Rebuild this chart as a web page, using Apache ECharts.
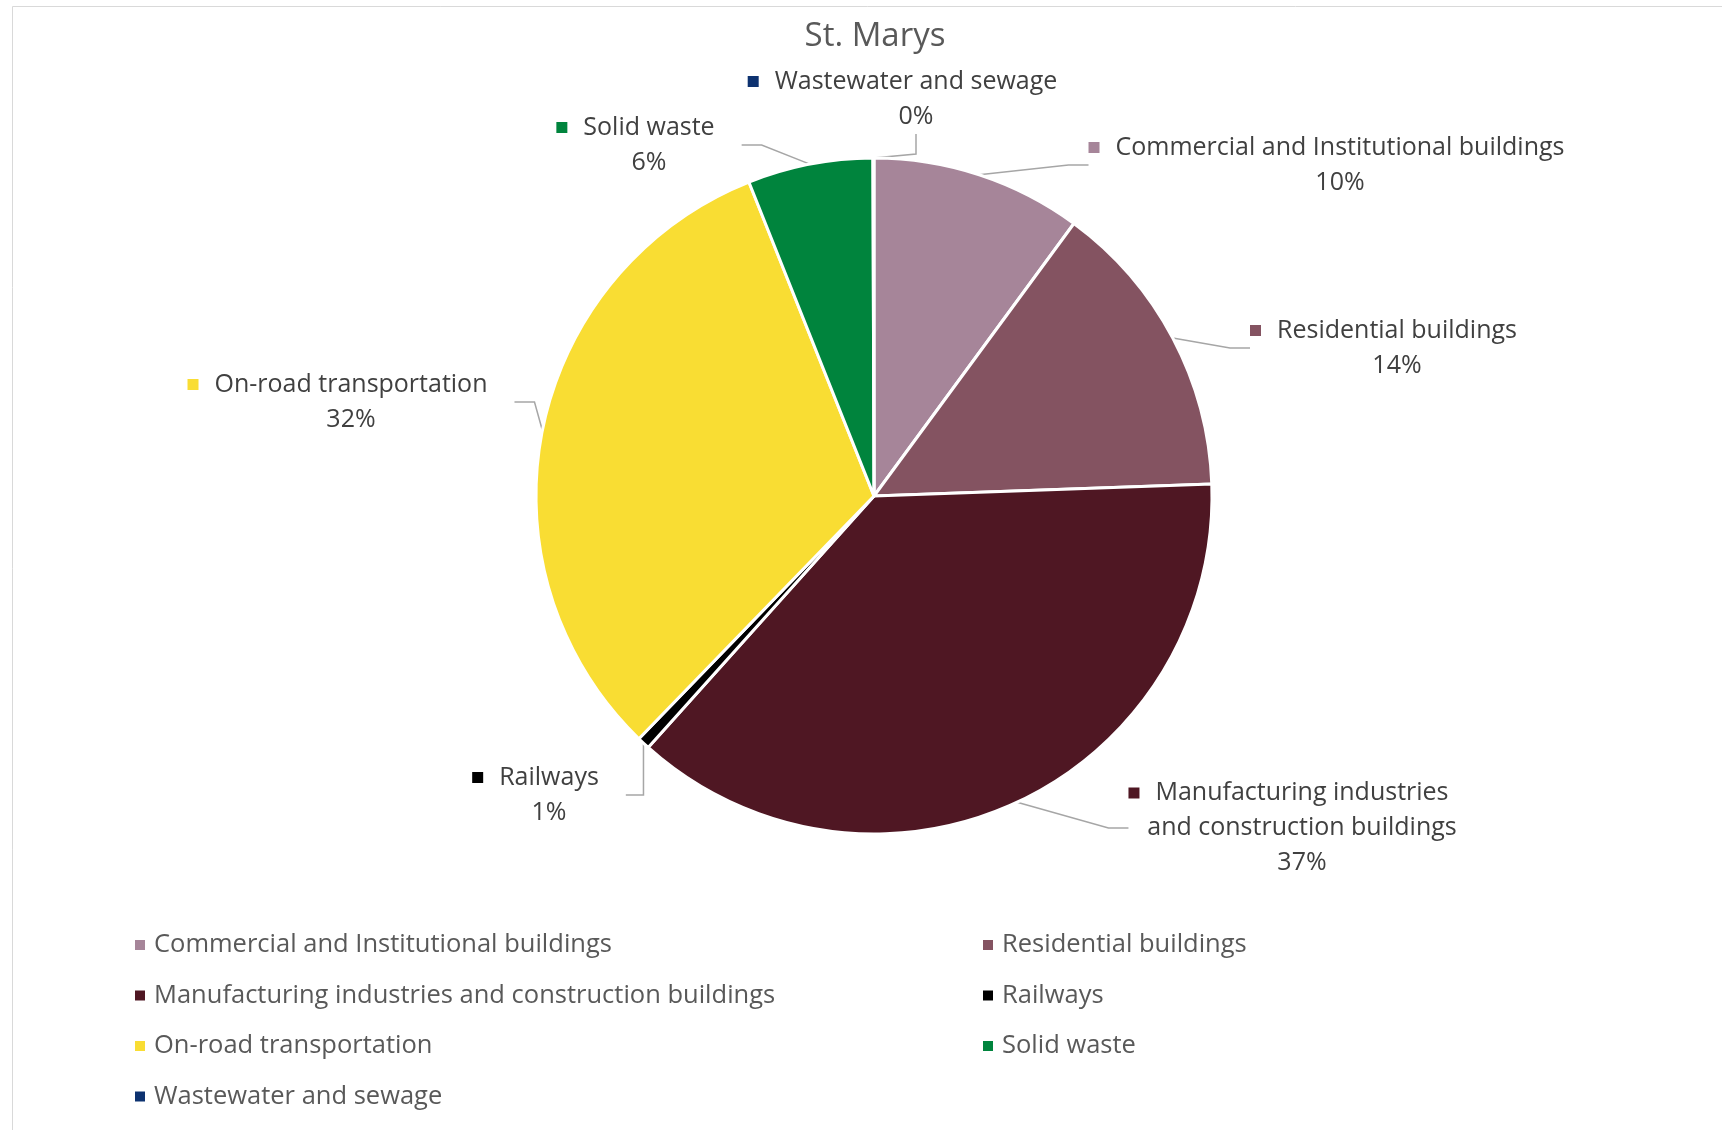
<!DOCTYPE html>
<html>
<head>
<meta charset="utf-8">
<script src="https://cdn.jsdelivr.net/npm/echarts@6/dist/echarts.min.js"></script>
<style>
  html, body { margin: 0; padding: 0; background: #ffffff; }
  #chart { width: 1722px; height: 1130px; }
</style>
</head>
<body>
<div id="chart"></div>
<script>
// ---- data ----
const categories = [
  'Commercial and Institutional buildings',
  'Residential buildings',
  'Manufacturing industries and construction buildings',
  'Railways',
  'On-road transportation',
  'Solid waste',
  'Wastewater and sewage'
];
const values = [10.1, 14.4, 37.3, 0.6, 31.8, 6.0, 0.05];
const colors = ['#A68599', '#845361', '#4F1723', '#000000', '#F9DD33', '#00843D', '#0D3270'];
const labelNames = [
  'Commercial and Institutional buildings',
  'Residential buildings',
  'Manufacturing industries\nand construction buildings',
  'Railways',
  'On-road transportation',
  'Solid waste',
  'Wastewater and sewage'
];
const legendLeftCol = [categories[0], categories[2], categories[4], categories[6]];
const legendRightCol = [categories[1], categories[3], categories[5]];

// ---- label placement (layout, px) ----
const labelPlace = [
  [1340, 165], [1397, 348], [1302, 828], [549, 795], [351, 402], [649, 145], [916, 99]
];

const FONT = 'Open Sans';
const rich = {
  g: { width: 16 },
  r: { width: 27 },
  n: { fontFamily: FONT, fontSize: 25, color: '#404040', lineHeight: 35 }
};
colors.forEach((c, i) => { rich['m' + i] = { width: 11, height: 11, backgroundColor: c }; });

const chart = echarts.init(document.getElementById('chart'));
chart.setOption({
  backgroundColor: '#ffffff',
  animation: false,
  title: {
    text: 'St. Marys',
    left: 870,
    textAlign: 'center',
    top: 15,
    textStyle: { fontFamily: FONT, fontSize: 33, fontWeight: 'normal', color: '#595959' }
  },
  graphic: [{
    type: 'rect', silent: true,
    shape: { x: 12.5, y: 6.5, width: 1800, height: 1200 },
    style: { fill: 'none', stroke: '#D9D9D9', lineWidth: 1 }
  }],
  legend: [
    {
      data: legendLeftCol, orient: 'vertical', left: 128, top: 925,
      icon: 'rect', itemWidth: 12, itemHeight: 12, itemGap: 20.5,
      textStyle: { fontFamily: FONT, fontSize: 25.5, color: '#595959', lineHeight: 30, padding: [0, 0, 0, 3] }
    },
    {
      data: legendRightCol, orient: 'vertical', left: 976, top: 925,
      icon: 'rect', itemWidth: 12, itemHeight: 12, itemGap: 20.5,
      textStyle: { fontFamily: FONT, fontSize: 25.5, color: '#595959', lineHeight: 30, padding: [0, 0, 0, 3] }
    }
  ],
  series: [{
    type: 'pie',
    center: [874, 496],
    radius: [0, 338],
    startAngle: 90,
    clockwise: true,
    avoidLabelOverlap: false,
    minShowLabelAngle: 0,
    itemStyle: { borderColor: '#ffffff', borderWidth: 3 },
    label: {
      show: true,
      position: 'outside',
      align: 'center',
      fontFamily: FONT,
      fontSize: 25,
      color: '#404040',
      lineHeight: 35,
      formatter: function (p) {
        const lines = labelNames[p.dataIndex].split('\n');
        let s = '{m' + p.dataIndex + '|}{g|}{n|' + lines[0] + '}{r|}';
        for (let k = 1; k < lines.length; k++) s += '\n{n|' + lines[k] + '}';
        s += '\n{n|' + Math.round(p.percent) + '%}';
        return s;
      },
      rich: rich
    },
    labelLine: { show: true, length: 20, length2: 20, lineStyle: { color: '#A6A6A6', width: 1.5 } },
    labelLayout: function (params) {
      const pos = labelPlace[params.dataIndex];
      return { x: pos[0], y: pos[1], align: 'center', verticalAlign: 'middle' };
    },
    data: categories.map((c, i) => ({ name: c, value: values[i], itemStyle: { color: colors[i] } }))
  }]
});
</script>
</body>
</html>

------

*To do*:
Leave out the pictures and transcribe everything else exactly.

*Final answer*:
Rebuild this chart as a web page, using Apache ECharts.
<!DOCTYPE html>
<html>
<head>
<meta charset="utf-8">
<script src="https://cdn.jsdelivr.net/npm/echarts@6/dist/echarts.min.js"></script>
<style>
  html, body { margin: 0; padding: 0; background: #ffffff; }
  #chart { width: 1722px; height: 1130px; }
</style>
</head>
<body>
<div id="chart"></div>
<script>
// ---- data ----
const categories = [
  'Commercial and Institutional buildings',
  'Residential buildings',
  'Manufacturing industries and construction buildings',
  'Railways',
  'On-road transportation',
  'Solid waste',
  'Wastewater and sewage'
];
const values = [10.1, 14.4, 37.3, 0.6, 31.8, 6.0, 0.05];
const colors = ['#A68599', '#845361', '#4F1723', '#000000', '#F9DD33', '#00843D', '#0D3270'];
const labelNames = [
  'Commercial and Institutional buildings',
  'Residential buildings',
  'Manufacturing industries\nand construction buildings',
  'Railways',
  'On-road transportation',
  'Solid waste',
  'Wastewater and sewage'
];
const legendLeftCol = [categories[0], categories[2], categories[4], categories[6]];
const legendRightCol = [categories[1], categories[3], categories[5]];

// ---- label placement (layout, px) ----
const labelPlace = [
  [1340, 165], [1397, 348], [1302, 828], [549, 795], [351, 402], [649, 145], [916, 99]
];

const FONT = 'Open Sans';
const rich = {
  g: { width: 16 },
  r: { width: 27 },
  n: { fontFamily: FONT, fontSize: 25, color: '#404040', lineHeight: 35 }
};
colors.forEach((c, i) => { rich['m' + i] = { width: 11, height: 11, backgroundColor: c }; });

const chart = echarts.init(document.getElementById('chart'));
chart.setOption({
  backgroundColor: '#ffffff',
  animation: false,
  title: {
    text: 'St. Marys',
    left: 870,
    textAlign: 'center',
    top: 15,
    textStyle: { fontFamily: FONT, fontSize: 33, fontWeight: 'normal', color: '#595959' }
  },
  graphic: [{
    type: 'rect', silent: true,
    shape: { x: 12.5, y: 6.5, width: 1800, height: 1200 },
    style: { fill: 'none', stroke: '#D9D9D9', lineWidth: 1 }
  }],
  legend: [
    {
      data: legendLeftCol, orient: 'vertical', left: 128, top: 925,
      icon: 'rect', itemWidth: 12, itemHeight: 12, itemGap: 20.5,
      textStyle: { fontFamily: FONT, fontSize: 25.5, color: '#595959', lineHeight: 30, padding: [0, 0, 0, 3] }
    },
    {
      data: legendRightCol, orient: 'vertical', left: 976, top: 925,
      icon: 'rect', itemWidth: 12, itemHeight: 12, itemGap: 20.5,
      textStyle: { fontFamily: FONT, fontSize: 25.5, color: '#595959', lineHeight: 30, padding: [0, 0, 0, 3] }
    }
  ],
  series: [{
    type: 'pie',
    center: [874, 496],
    radius: [0, 338],
    startAngle: 90,
    clockwise: true,
    avoidLabelOverlap: false,
    minShowLabelAngle: 0,
    itemStyle: { borderColor: '#ffffff', borderWidth: 3 },
    label: {
      show: true,
      position: 'outside',
      align: 'center',
      fontFamily: FONT,
      fontSize: 25,
      color: '#404040',
      lineHeight: 35,
      formatter: function (p) {
        const lines = labelNames[p.dataIndex].split('\n');
        let s = '{m' + p.dataIndex + '|}{g|}{n|' + lines[0] + '}{r|}';
        for (let k = 1; k < lines.length; k++) s += '\n{n|' + lines[k] + '}';
        s += '\n{n|' + Math.round(p.percent) + '%}';
        return s;
      },
      rich: rich
    },
    labelLine: { show: true, length: 20, length2: 20, lineStyle: { color: '#A6A6A6', width: 1.5 } },
    labelLayout: function (params) {
      const pos = labelPlace[params.dataIndex];
      return { x: pos[0], y: pos[1], align: 'center', verticalAlign: 'middle' };
    },
    data: categories.map((c, i) => ({ name: c, value: values[i], itemStyle: { color: colors[i] } }))
  }]
});
</script>
</body>
</html>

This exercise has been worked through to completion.